Most Helpful Customer Reviews on Amazon.com (beta)
I remember watching a documentary a couple of years ago in which some academics and pseudo-intellectuals expressed their views about the proposed return of these marbles. One rather ignorant woman (without any substantial evidence) tried to argue that the marbles should remain in the British Museum since if they returned to Greece the Greek state would not look after them properly. Her spiteful remarks were a slight on Greece and not just on the practical problem of the 'nephos' or pollution that enshrouds Athens.
I was impressed to read that St. Clair does not try to hide the real evidence. He is prepared to uncover every detail. We learn that far from protecting the marbles, the caretakers in the British Museum also damaged them irreparably by applying caustic bleaches to clean them - the greatest act of vandalism which the marble friezes suffered since they were chipped off carelessly by the vandal Elgin himself.
Perhaps there is ONLY one positive argument that could be recognised for the initial transportation of the marbles to Btitain. Inadvertantly, when these beautiful pieces were exhibited, they did serve to inspire an interest in and love for Greece. By extension, their exhibition in London brought attention to the contemporary problems of Greece; and this indirectly also served to muster support for Lord Byron and other philhellenes who joined the Greek struggle against the Turks.
Were the British government to honour 'promises' to have the marbles returned, then without doubt the marbles would be once again safe and protected. It is unlikely that they would be replaced in their pristine position, exposed to the elements and pollution - but housed in the museum located within the Acropolis. However, the question of their return does not depend on whether Greece can prove whether she can look after them. This question should not arise since they belong to Greece and the British Museum is thus holding property that has been stolen from the Greek state. Perhaps the British Museum is really worried that their return might be a precedent for other countries like Egypt etc. to demand what is rightfully theirs.
I highly recommend this book, for anyone having an interest on the subject.
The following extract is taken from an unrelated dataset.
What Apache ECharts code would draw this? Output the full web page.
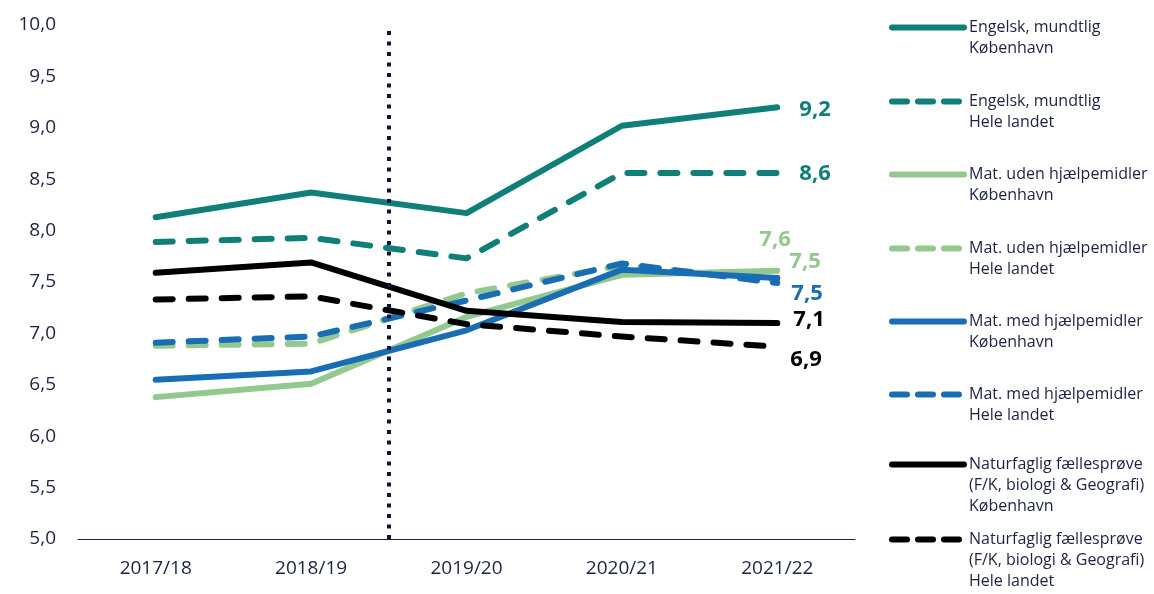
<!DOCTYPE html>
<html>
<head>
<meta charset="utf-8">
<script src="https://cdn.jsdelivr.net/npm/echarts@6/dist/echarts.min.js"></script>
<style>
html,body{margin:0;padding:0;background:#fff;}
#chart{width:1154px;height:594px;}
</style>
</head>
<body>
<div id="chart"></div>
<script>
// data
var categories = ['2017/18', '2018/19', '2019/20', '2020/21', '2021/22'];
var engKbh = [8.13, 8.37, 8.17, 9.02, 9.2];
var engHele = [7.89, 7.93, 7.73, 8.56, 8.56];
var matUdenKbh = [6.38, 6.51, 7.16, 7.57, 7.61];
var matUdenHele = [6.88, 6.90, 7.39, 7.66, 7.52];
var matMedKbh = [6.55, 6.63, 7.03, 7.62, 7.54];
var matMedHele = [6.91, 6.97, 7.32, 7.68, 7.49];
var natKbh = [7.59, 7.69, 7.22, 7.11, 7.1];
var natHele = [7.33, 7.36, 7.09, 6.97, 6.87];
var yTicks = { min: 5, max: 10, step: 0.5 };
var splitAfter = 2; // dotted line between 2018/19 and 2019/20

var teal = '#0f7f78', green = '#93c88e', blue = '#196db5', black = '#000000', navy = '#1b2343';
var dashes = [17, 16];
var lw = 6;
var font = '"Open Sans", "Noto Sans", sans-serif';

function komma(v) { return v.toFixed(1).replace('.', ','); }

function lineSerie(name, data, color, dashed, lbl) {
    var s = {
        name: name,
        type: 'line',
        data: data,
        symbol: 'none',
        lineStyle: { color: color, width: lw, type: dashed ? dashes : 'solid', cap: 'round', join: 'round' },
        itemStyle: { color: color },
        emphasis: { disabled: true }
    };
    if (lbl) {
        s.endLabel = {
            show: true,
            distance: 18,
            offset: lbl,
            formatter: function (p) { return komma(p.value); },
            color: color,
            fontFamily: font,
            fontWeight: 'bold',
            fontSize: 22
        };
    }
    return s;
}

var names = [
    'Engelsk, mundtlig\nKøbenhavn',
    'Engelsk, mundtlig\nHele landet',
    'Mat. uden hjælpemidler\nKøbenhavn',
    'Mat. uden hjælpemidler\nHele landet',
    'Mat. med hjælpemidler\nKøbenhavn',
    'Mat. med hjælpemidler\nHele landet',
    'Naturfaglig fællesprøve\n(F/K, biologi & Geografi)\nKøbenhavn',
    'Naturfaglig fællesprøve\n(F/K, biologi & Geografi)\nHele landet'
];
var legendY = [26, 100, 173, 247, 320, 393, 467, 542];
var lh = 21;

var series = [
    lineSerie(names[0], engKbh, teal, false, [4, 2]),
    lineSerie(names[1], engHele, teal, true, [4, 1]),
    lineSerie(names[2], matUdenKbh, green, false, [-36, -31]),
    lineSerie(names[3], matUdenHele, green, true, [-6, -18]),
    lineSerie(names[4], matMedKbh, blue, false, [-4, 16]),
    lineSerie(names[5], matMedHele, blue, true, null),
    lineSerie(names[6], natKbh, black, false, [-2, -3]),
    lineSerie(names[7], natHele, black, true, [-5, 13]),
    {
        type: 'line',
        xAxisIndex: 1,
        data: [],
        markLine: {
            silent: true,
            symbol: 'none',
            label: { show: false },
            lineStyle: { color: '#0b1636', width: 4, type: [4, 6.5] },
            data: [{ xAxis: splitAfter }]
        }
    }
];

// one legend per item; blank lines in front keep the first text line level with the icon
var legends = names.map(function (n, i) {
    var extra = n.split('\n').length - 1;
    return {
        data: [n],
        left: 889,
        top: legendY[i] - 7 - extra * lh - 4 * extra + 2,
        padding: 0,
        itemWidth: 72,
        itemHeight: 14,
        itemGap: 4,
        selectedMode: false,
        formatter: function (name) { return new Array(extra + 1).join('\n') + name; },
        itemStyle: { opacity: 0 },
        lineStyle: { width: lw, cap: 'round', type: i % 2 === 1 ? [15, 11] : 'solid' },
        textStyle: { color: navy, fontFamily: font, fontSize: 16, lineHeight: lh }
    };
});

var myChart = echarts.init(document.getElementById('chart'));
var option = {
    animation: false,
    backgroundColor: '#fff',
    legend: legends,
    grid: { left: 78, right: 299, top: 25, bottom: 55, containLabel: false },
    xAxis: [
        {
            type: 'category',
            data: categories,
            boundaryGap: true,
            axisTick: { show: false },
            axisLine: { lineStyle: { color: navy, width: 1.2 } },
            axisLabel: { color: navy, fontFamily: font, fontSize: 19, margin: 20 }
        },
        { type: 'value', min: 0, max: categories.length, show: false }
    ],
    yAxis: {
        type: 'value',
        min: yTicks.min,
        max: yTicks.max,
        interval: yTicks.step,
        splitLine: { show: false },
        axisLine: { show: false },
        axisTick: { show: false },
        axisLabel: { color: navy, fontFamily: font, fontSize: 19, margin: 22, formatter: komma }
    },
    series: series
};
myChart.setOption(option);
</script>
</body>
</html>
In 1998 it was selling for $16.50, its current hefty price been a testament to its attributes.
The book renders an account of the circumstances of the removal of the marbles from the Parthenon, in the context of the attendant wordily geopolitical events. The journey of the marbles to England, and their subsequent fate are vividly described. References are made to the campaign initiated by Greece upon gaining its independence from the Ottoman Empire, and upon its inception as a new constitutional state, approx. two centuries ago, calling for the return of the marbles. This campaign continues today, at a high diplomatic and political cost to Greece.
Many intellectuals from around the world have joined Greece in this emotionally charged campaign.
The subject is well researched and the story is extremely fascinating. The writing is crisp, witty, and at times entertaining. The author restricts himself to the facts, the reader allowed to draw his/her own conclusions.
This book is a "perpetual holding" of my library.